Put It Together: Application Portfolios For Small Business
About four years ago, Emisare, a Greensboro, N.C.-based ad agency, ditched its project management software. The software had grown dysfunctional: it no longer met the needs of the firm, which had adopted an agile approach for its clients.
Instead of planning a campaign in a linear way — with a start and end date, and results evaluated at the end — Emisare develops plans that include everything from guerilla marketing to targeted campaigns to deep storytelling, but whose most important quality is that they evolve based on data points collected from each phase.
“With all the data that is available to us, in real-time, we have the ability to optimize “initiatives” iteratively to maximize performance/returns on an ongoing basis. Obviously, based on the situation, there are limits, but theoretically, marketing should be a living thing rather than a series of linear, termed “campaigns’ that are evaluated for success AFTER they have run,”said Scott Williams, co-founder and president.
That meant adjusting its software approach, too. “Instead of letting the software drive the project management process, we needed to let our process drive the software.”
The company began to look for applications that could be integrated and were best-in-class for very specific functions. Companies are increasingly using a portfolio of well-integrated applications to increase efficiency, and managing the portfolio over time. Kifi is a key element of Emisare’s portfolio, Williams told us.
How important is the right collection of apps, and keeping them winnowed to those your team actually uses? Fifty percent of large organizations (those with $500 million in revenue or more) had more than 500 apps, according to a survey by Harris Interactive, reported on by CIO magazine. More importantly, in a typical organization roughly half of the apps went unused or underused. Small enterprises can face the same kinds of inefficiencies when they decide to adopt an application portfolio approach, so it’s important to take a relentless approach to testing.

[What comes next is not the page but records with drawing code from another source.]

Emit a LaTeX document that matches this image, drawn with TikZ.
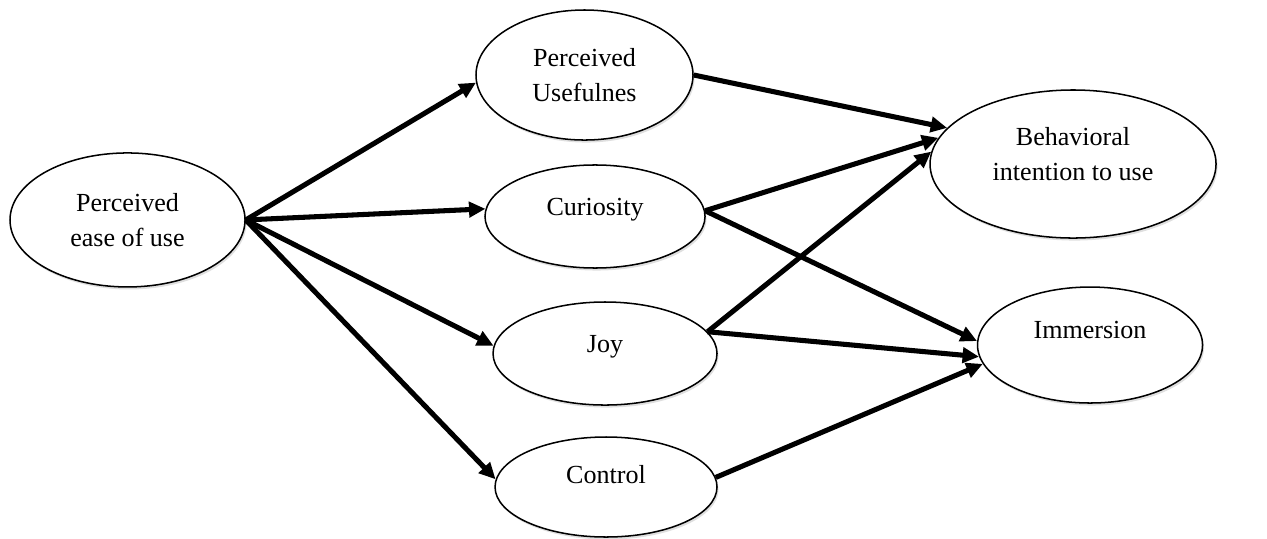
\documentclass[tikz,border=0pt]{standalone}
\usepackage{fontspec}
\setmainfont{Liberation Serif}
\usetikzlibrary{shapes.geometric, arrows.meta, shadows}

\begin{document}
\begin{tikzpicture}[>={Triangle[length=6.5pt, width=6pt]},
    every node/.style={draw, ellipse, line width=0.6pt, fill=white, align=center,
        font=\fontsize{10.3}{13.8}\selectfont,
        drop shadow={shadow xshift=0.6pt, shadow yshift=-1pt, opacity=0.25}},
    txtup/.style={text height=7pt, text depth=#1}]
                \useasboundingbox (0, 0) rectangle (17.597, 7.486);

                % Nodes
                \node[minimum width=3.264cm, minimum height=1.861cm] at (1.771, 4.431) (peu) {Perceived\\ease of use};
                \node[minimum width=3.014cm, minimum height=1.806cm] at (8.118, 6.444) (pu) {Perceived\\Usefulnes};
                \node[minimum width=3.056cm, minimum height=1.431cm, txtup=8pt] at (8.264, 4.479) (cur) {Curiosity};
                \node[minimum width=3.111cm, minimum height=1.431cm, txtup=8pt] at (8.403, 2.576) (joy) {Joy};
                \node[minimum width=3.083cm, minimum height=1.389cm, txtup=10pt] at (8.417, 0.722) (ctrl) {Control};
                \node[minimum width=3.972cm, minimum height=2.056cm, text depth=8pt] at (14.903, 5.208) (bi) {Behavioral\\intention to use};
                \node[minimum width=3.125cm, minimum height=1.611cm, txtup=12pt] at (15.139, 2.694) (imm) {Immersion};

                % Edges
                \draw[->, line width=2pt] (peu.east) -- (pu.184);
                \draw[->, line width=2pt] (peu.east) -- (cur.176);
                \draw[->, line width=2pt] (peu.east) -- (joy.176);
                \draw[->, line width=2pt] (peu.east) -- (ctrl.176);

                \draw[->, line width=2pt] (pu.east) -- (bi.164);
                \draw[->, line width=2pt] (cur.3) -- (bi.169);
                \draw[->, line width=2pt] (cur.3) -- (imm.178);
                \draw[->, line width=2pt] (joy.12) -- (bi.175);
                \draw[->, line width=2pt] (joy.12) -- (imm.186);
                \draw[->, line width=2pt] (ctrl.5) -- (imm.190);
            \end{tikzpicture}
\end{document}
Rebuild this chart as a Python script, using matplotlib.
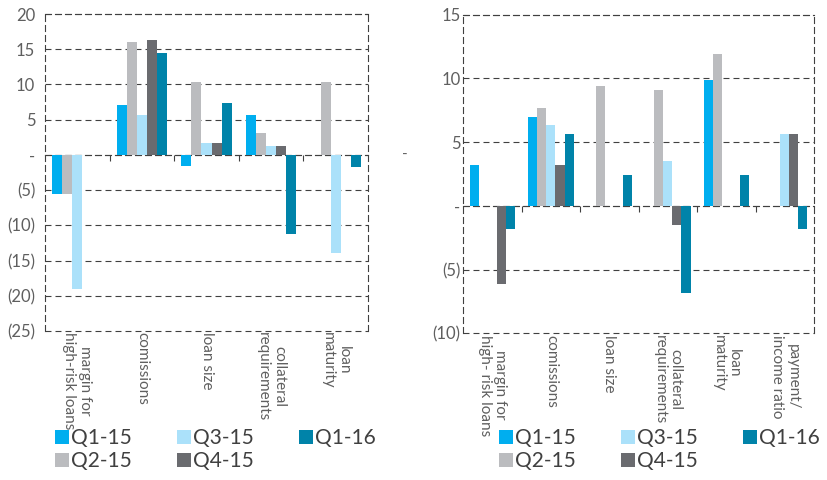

Williams adopts only the ones that truly fill a need for his 11-person company. We’re happy to say Kifi supports Emisare’s research, content sharing and collaboration.
Williams, who found Kifi on Product Hunt, said it was Kifi’s ease of use and the intuitive nature of the onboarding process that drew him to use our tools. He’s establishing libraries, including one about Slack Mastery that includes tips on how to use the tool, and sharing them with his team.
Emisare’s portfolio of apps now includes:
- Slack, for communication
- Worklife, for agenda planning
- Breeze, for project planning and calendars
- Google Apps
- MeeKan, for appointment planning
- Evernote, for keeping compiled knowledge
- Kifi, for collaborative knowledge sharing
“Kifi is one of the most polished and well-thought-out things I’ve seen,” Williams said. “It’s like two or three years ago, when Uber came out. It’s not that it provides the same service as taxi’s — it’s the ease of use.”
“That’s what Kifi is — the easy way to share knowledge. I just know it’s going to work.”
Emisare’s agile approach to marketing, supported by its style of app management, works to deliver results to its clients. For instance, in the case of a campaign for the University of North Carolina — Greensboro, a hyper local approach that included involving students, counselors and parents in marketing the school resulted in raising applications by 17% over one year. Among the agency’s tactics was telling the stories of students from particular locales and then using those stories to do focused marketing.
“Everything is living,” says Scott Williams about Emisare’s approach. “You don’t have the ability to plan and go, plan and go review. You have to live in real time.”